What you are asked to do:
Set down the material below word for word, excluding the pictures.

.....

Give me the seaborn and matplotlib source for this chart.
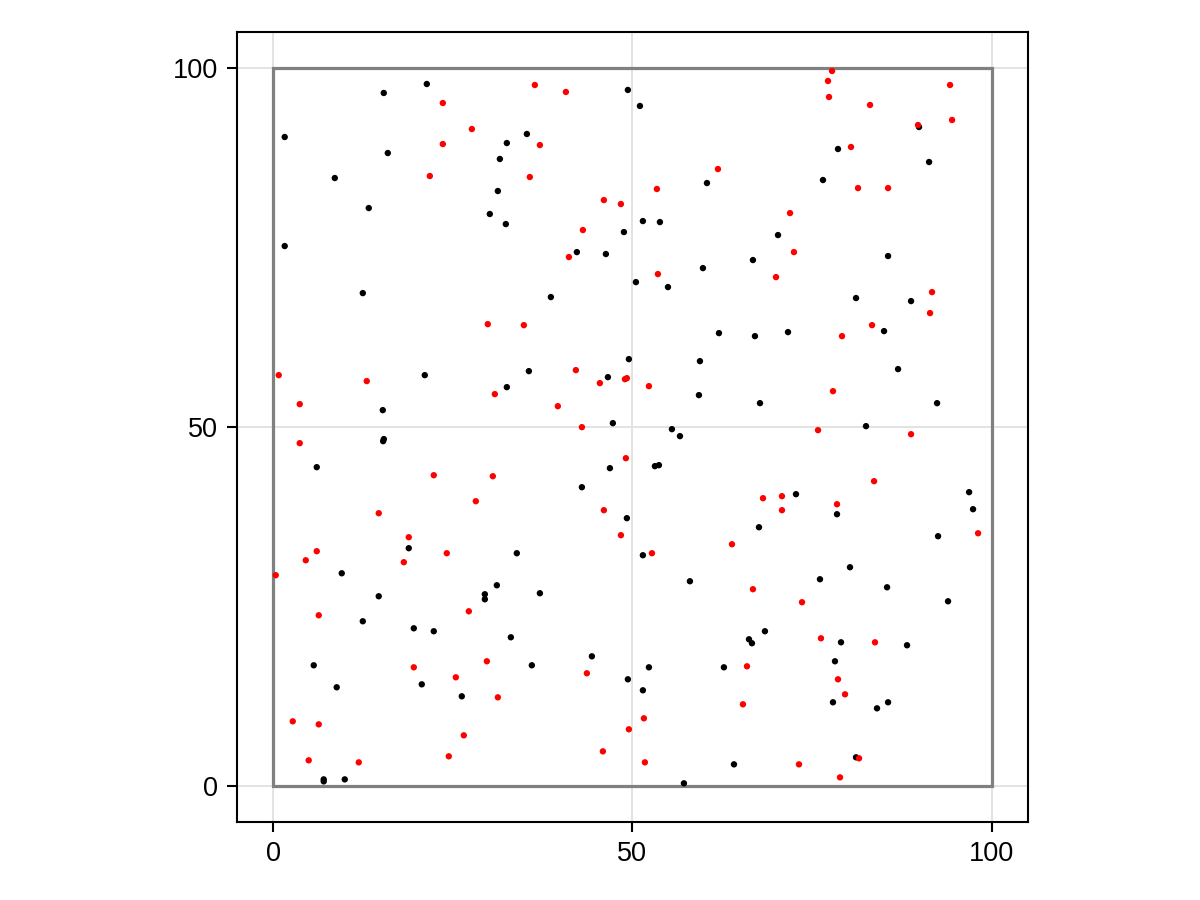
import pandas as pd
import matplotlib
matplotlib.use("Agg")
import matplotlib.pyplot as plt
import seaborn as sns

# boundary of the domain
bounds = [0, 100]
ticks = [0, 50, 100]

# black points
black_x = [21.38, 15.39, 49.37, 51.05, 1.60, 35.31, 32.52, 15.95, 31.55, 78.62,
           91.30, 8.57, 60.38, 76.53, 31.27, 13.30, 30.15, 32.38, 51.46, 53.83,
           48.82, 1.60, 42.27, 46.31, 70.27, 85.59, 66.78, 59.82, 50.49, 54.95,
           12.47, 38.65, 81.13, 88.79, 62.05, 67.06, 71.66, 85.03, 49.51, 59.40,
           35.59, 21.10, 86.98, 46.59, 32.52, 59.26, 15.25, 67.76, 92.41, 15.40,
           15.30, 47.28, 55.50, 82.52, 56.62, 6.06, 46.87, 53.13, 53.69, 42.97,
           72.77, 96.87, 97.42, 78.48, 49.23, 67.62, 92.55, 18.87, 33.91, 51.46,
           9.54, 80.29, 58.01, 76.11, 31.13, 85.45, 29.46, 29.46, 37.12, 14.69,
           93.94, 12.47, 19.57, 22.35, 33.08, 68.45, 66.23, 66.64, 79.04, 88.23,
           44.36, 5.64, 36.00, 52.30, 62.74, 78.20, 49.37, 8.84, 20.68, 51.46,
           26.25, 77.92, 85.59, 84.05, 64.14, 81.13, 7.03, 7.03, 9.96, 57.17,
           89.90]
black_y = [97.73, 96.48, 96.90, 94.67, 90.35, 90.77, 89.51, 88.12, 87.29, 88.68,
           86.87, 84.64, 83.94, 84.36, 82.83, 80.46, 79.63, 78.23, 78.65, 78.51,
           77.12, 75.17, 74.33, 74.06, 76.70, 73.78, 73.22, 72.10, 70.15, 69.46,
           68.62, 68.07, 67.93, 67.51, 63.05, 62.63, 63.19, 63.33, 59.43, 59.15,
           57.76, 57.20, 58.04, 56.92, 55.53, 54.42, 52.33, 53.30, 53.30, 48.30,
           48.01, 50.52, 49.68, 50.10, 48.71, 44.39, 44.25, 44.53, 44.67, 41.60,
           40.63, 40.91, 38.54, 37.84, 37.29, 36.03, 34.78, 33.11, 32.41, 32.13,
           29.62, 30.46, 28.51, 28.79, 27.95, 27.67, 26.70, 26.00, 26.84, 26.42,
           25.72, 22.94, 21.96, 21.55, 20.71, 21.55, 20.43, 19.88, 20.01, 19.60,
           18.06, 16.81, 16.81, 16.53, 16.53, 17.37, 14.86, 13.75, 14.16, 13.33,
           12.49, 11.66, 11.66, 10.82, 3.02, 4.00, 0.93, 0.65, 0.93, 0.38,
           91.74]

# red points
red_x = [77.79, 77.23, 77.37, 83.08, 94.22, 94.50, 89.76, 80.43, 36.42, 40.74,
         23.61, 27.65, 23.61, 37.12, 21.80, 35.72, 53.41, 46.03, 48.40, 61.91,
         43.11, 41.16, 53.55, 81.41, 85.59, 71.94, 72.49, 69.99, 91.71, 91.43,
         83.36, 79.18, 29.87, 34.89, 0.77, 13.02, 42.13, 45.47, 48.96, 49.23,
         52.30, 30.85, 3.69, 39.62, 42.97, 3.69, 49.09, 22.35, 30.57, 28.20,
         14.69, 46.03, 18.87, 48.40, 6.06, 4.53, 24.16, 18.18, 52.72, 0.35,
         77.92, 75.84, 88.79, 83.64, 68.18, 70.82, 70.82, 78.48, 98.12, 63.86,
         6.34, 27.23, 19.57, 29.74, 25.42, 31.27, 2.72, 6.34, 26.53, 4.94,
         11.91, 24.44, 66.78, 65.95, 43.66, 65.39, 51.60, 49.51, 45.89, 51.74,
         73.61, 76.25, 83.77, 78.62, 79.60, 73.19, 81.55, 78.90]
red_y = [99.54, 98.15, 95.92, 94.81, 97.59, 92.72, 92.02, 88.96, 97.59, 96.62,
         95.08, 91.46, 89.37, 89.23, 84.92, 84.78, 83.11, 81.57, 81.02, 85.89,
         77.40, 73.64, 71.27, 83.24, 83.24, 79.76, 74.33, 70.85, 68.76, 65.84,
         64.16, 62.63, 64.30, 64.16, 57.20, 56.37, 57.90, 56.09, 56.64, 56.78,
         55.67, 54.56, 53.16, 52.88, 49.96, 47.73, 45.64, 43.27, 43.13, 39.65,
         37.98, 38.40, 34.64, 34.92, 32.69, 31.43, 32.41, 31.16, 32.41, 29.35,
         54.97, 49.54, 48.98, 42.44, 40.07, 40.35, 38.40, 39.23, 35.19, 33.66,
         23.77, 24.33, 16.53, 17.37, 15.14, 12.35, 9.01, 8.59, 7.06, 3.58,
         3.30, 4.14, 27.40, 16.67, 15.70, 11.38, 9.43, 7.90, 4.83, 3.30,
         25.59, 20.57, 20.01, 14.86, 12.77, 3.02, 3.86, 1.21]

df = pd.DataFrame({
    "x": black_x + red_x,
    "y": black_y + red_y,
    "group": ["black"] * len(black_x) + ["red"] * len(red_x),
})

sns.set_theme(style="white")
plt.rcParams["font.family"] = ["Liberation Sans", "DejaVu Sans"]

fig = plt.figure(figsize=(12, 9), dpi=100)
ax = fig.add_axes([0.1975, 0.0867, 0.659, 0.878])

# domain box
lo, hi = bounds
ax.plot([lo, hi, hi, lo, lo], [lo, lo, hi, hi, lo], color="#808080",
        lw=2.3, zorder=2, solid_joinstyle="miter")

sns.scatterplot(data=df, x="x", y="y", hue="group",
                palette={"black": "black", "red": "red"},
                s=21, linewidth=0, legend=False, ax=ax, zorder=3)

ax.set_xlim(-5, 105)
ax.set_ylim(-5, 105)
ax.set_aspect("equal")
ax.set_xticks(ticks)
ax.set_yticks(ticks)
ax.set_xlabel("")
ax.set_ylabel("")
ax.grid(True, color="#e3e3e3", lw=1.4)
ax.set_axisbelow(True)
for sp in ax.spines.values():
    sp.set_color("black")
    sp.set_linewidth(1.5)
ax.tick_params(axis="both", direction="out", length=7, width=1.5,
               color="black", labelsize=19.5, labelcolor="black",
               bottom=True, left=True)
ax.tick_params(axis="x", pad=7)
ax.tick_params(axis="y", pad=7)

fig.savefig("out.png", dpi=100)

.....

Written response:
Give me the seaborn and matplotlib source for this chart.
import pandas as pd
import matplotlib
matplotlib.use("Agg")
import matplotlib.pyplot as plt
import seaborn as sns

# boundary of the domain
bounds = [0, 100]
ticks = [0, 50, 100]

# black points
black_x = [21.38, 15.39, 49.37, 51.05, 1.60, 35.31, 32.52, 15.95, 31.55, 78.62,
           91.30, 8.57, 60.38, 76.53, 31.27, 13.30, 30.15, 32.38, 51.46, 53.83,
           48.82, 1.60, 42.27, 46.31, 70.27, 85.59, 66.78, 59.82, 50.49, 54.95,
           12.47, 38.65, 81.13, 88.79, 62.05, 67.06, 71.66, 85.03, 49.51, 59.40,
           35.59, 21.10, 86.98, 46.59, 32.52, 59.26, 15.25, 67.76, 92.41, 15.40,
           15.30, 47.28, 55.50, 82.52, 56.62, 6.06, 46.87, 53.13, 53.69, 42.97,
           72.77, 96.87, 97.42, 78.48, 49.23, 67.62, 92.55, 18.87, 33.91, 51.46,
           9.54, 80.29, 58.01, 76.11, 31.13, 85.45, 29.46, 29.46, 37.12, 14.69,
           93.94, 12.47, 19.57, 22.35, 33.08, 68.45, 66.23, 66.64, 79.04, 88.23,
           44.36, 5.64, 36.00, 52.30, 62.74, 78.20, 49.37, 8.84, 20.68, 51.46,
           26.25, 77.92, 85.59, 84.05, 64.14, 81.13, 7.03, 7.03, 9.96, 57.17,
           89.90]
black_y = [97.73, 96.48, 96.90, 94.67, 90.35, 90.77, 89.51, 88.12, 87.29, 88.68,
           86.87, 84.64, 83.94, 84.36, 82.83, 80.46, 79.63, 78.23, 78.65, 78.51,
           77.12, 75.17, 74.33, 74.06, 76.70, 73.78, 73.22, 72.10, 70.15, 69.46,
           68.62, 68.07, 67.93, 67.51, 63.05, 62.63, 63.19, 63.33, 59.43, 59.15,
           57.76, 57.20, 58.04, 56.92, 55.53, 54.42, 52.33, 53.30, 53.30, 48.30,
           48.01, 50.52, 49.68, 50.10, 48.71, 44.39, 44.25, 44.53, 44.67, 41.60,
           40.63, 40.91, 38.54, 37.84, 37.29, 36.03, 34.78, 33.11, 32.41, 32.13,
           29.62, 30.46, 28.51, 28.79, 27.95, 27.67, 26.70, 26.00, 26.84, 26.42,
           25.72, 22.94, 21.96, 21.55, 20.71, 21.55, 20.43, 19.88, 20.01, 19.60,
           18.06, 16.81, 16.81, 16.53, 16.53, 17.37, 14.86, 13.75, 14.16, 13.33,
           12.49, 11.66, 11.66, 10.82, 3.02, 4.00, 0.93, 0.65, 0.93, 0.38,
           91.74]

# red points
red_x = [77.79, 77.23, 77.37, 83.08, 94.22, 94.50, 89.76, 80.43, 36.42, 40.74,
         23.61, 27.65, 23.61, 37.12, 21.80, 35.72, 53.41, 46.03, 48.40, 61.91,
         43.11, 41.16, 53.55, 81.41, 85.59, 71.94, 72.49, 69.99, 91.71, 91.43,
         83.36, 79.18, 29.87, 34.89, 0.77, 13.02, 42.13, 45.47, 48.96, 49.23,
         52.30, 30.85, 3.69, 39.62, 42.97, 3.69, 49.09, 22.35, 30.57, 28.20,
         14.69, 46.03, 18.87, 48.40, 6.06, 4.53, 24.16, 18.18, 52.72, 0.35,
         77.92, 75.84, 88.79, 83.64, 68.18, 70.82, 70.82, 78.48, 98.12, 63.86,
         6.34, 27.23, 19.57, 29.74, 25.42, 31.27, 2.72, 6.34, 26.53, 4.94,
         11.91, 24.44, 66.78, 65.95, 43.66, 65.39, 51.60, 49.51, 45.89, 51.74,
         73.61, 76.25, 83.77, 78.62, 79.60, 73.19, 81.55, 78.90]
red_y = [99.54, 98.15, 95.92, 94.81, 97.59, 92.72, 92.02, 88.96, 97.59, 96.62,
         95.08, 91.46, 89.37, 89.23, 84.92, 84.78, 83.11, 81.57, 81.02, 85.89,
         77.40, 73.64, 71.27, 83.24, 83.24, 79.76, 74.33, 70.85, 68.76, 65.84,
         64.16, 62.63, 64.30, 64.16, 57.20, 56.37, 57.90, 56.09, 56.64, 56.78,
         55.67, 54.56, 53.16, 52.88, 49.96, 47.73, 45.64, 43.27, 43.13, 39.65,
         37.98, 38.40, 34.64, 34.92, 32.69, 31.43, 32.41, 31.16, 32.41, 29.35,
         54.97, 49.54, 48.98, 42.44, 40.07, 40.35, 38.40, 39.23, 35.19, 33.66,
         23.77, 24.33, 16.53, 17.37, 15.14, 12.35, 9.01, 8.59, 7.06, 3.58,
         3.30, 4.14, 27.40, 16.67, 15.70, 11.38, 9.43, 7.90, 4.83, 3.30,
         25.59, 20.57, 20.01, 14.86, 12.77, 3.02, 3.86, 1.21]

df = pd.DataFrame({
    "x": black_x + red_x,
    "y": black_y + red_y,
    "group": ["black"] * len(black_x) + ["red"] * len(red_x),
})

sns.set_theme(style="white")
plt.rcParams["font.family"] = ["Liberation Sans", "DejaVu Sans"]

fig = plt.figure(figsize=(12, 9), dpi=100)
ax = fig.add_axes([0.1975, 0.0867, 0.659, 0.878])

# domain box
lo, hi = bounds
ax.plot([lo, hi, hi, lo, lo], [lo, lo, hi, hi, lo], color="#808080",
        lw=2.3, zorder=2, solid_joinstyle="miter")

sns.scatterplot(data=df, x="x", y="y", hue="group",
                palette={"black": "black", "red": "red"},
                s=21, linewidth=0, legend=False, ax=ax, zorder=3)

ax.set_xlim(-5, 105)
ax.set_ylim(-5, 105)
ax.set_aspect("equal")
ax.set_xticks(ticks)
ax.set_yticks(ticks)
ax.set_xlabel("")
ax.set_ylabel("")
ax.grid(True, color="#e3e3e3", lw=1.4)
ax.set_axisbelow(True)
for sp in ax.spines.values():
    sp.set_color("black")
    sp.set_linewidth(1.5)
ax.tick_params(axis="both", direction="out", length=7, width=1.5,
               color="black", labelsize=19.5, labelcolor="black",
               bottom=True, left=True)
ax.tick_params(axis="x", pad=7)
ax.tick_params(axis="y", pad=7)

fig.savefig("out.png", dpi=100)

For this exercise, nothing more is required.